Как видно, ее все еще мучил тот факт, что она проявила ночью на улице позорную слабость перед лицом всесильного гиганта Федора и пошла под его крылом, под его защитой прочь от своей прежней компании, которая ведь тоже куда-то направлялась и имела какие-то планы на эту ночь.

Дина поэтому все строже и строже обрывала окончательно раскисшего Федора и один раз даже заявила, что ее просто так не возьмешь и что она себя ценит и просто так с ней не познакомишься. Это вызвало новый поток слов у Рамазана и новую вспышку ярости у Федора, который просто встал и пошел стеной на расстроенного Рамазана, сидящего перед своей водкой в полном запустении.

А Дина как заведенная все повторяла: «Я пьяная. Я извиняюсь. И это потому, что нельзя. Ни-ни!»

Она считала своей святой обязанностью расставить все по своим местам, объяснить случившееся с ней происшествие, но вместо связного оправдания она говорила что-то о каком-то человеке, от которого зависит ее посещаемость в институте, много говорила также об этом институте, где ее держат только за голос, за пение, поскольку интеллект отсутствует.

«Да что ты! — жарким шепотом убеждал ее Федор. — Перед кем ты!»

Так все это шло и шло, пока наконец Федор не плюнул и не ушел в чем был на улицу, на холод.
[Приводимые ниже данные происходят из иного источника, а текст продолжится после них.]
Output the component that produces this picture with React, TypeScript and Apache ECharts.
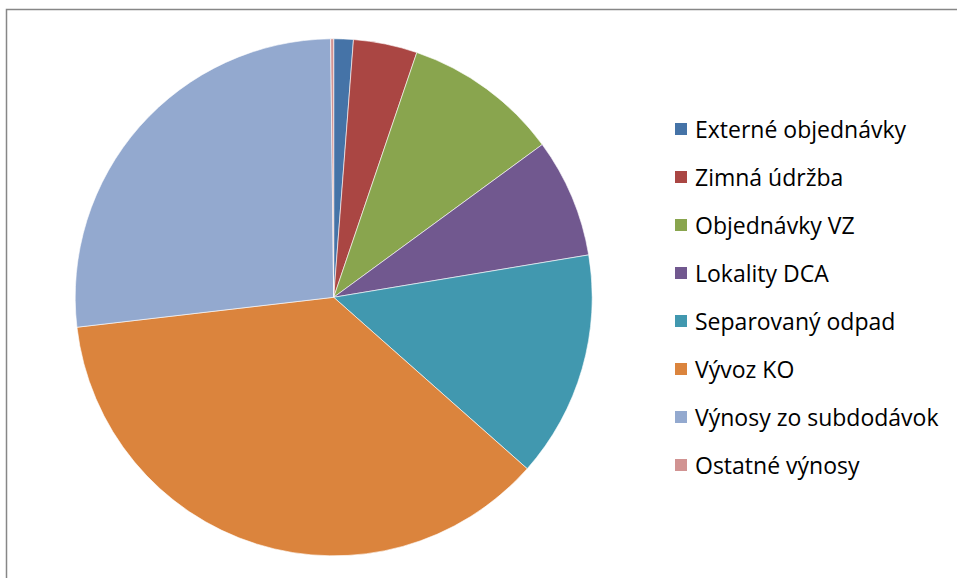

В это время уже в разгаре были танцы, и Дина плясала как заведенная, как бы не замечая, что все начали уже расходиться, и первым отправился восвояси, в свое теплое гнездо опустошенный Рамазан, а за ним потянулись и остальные, громко переговариваясь в прихожей, в то время как в комнате плясала и плясала Дина, все время имея в поле зрения зеркало и поправляя прическу обеими руками. Она словно не хотела замечать того, что хозяйка легла спать в другой комнате, а остальные уже были на лестнице и во дворе. Находившийся на улице Федор встречал всех вопросами: «А что, она еще не ушла? Что она еще там делает? Она что, поселилась там?»

Так все это ночное бдение и закончилось, хотя именно на этих вопросах Федора оно не могло еще закончиться, и Федор с хозяином дома был вынужден вернуться в пустую квартиру, где гремела музыка и плясала Дина, и скоротать оставшиеся до работы два часа за пустейшими разговорами, хотя впоследствии хозяин дома и говорил, что за последние три-четыре года на его памяти эта Дина была единственным любопытным человеческим экземпляром, достойным всяческого внимания.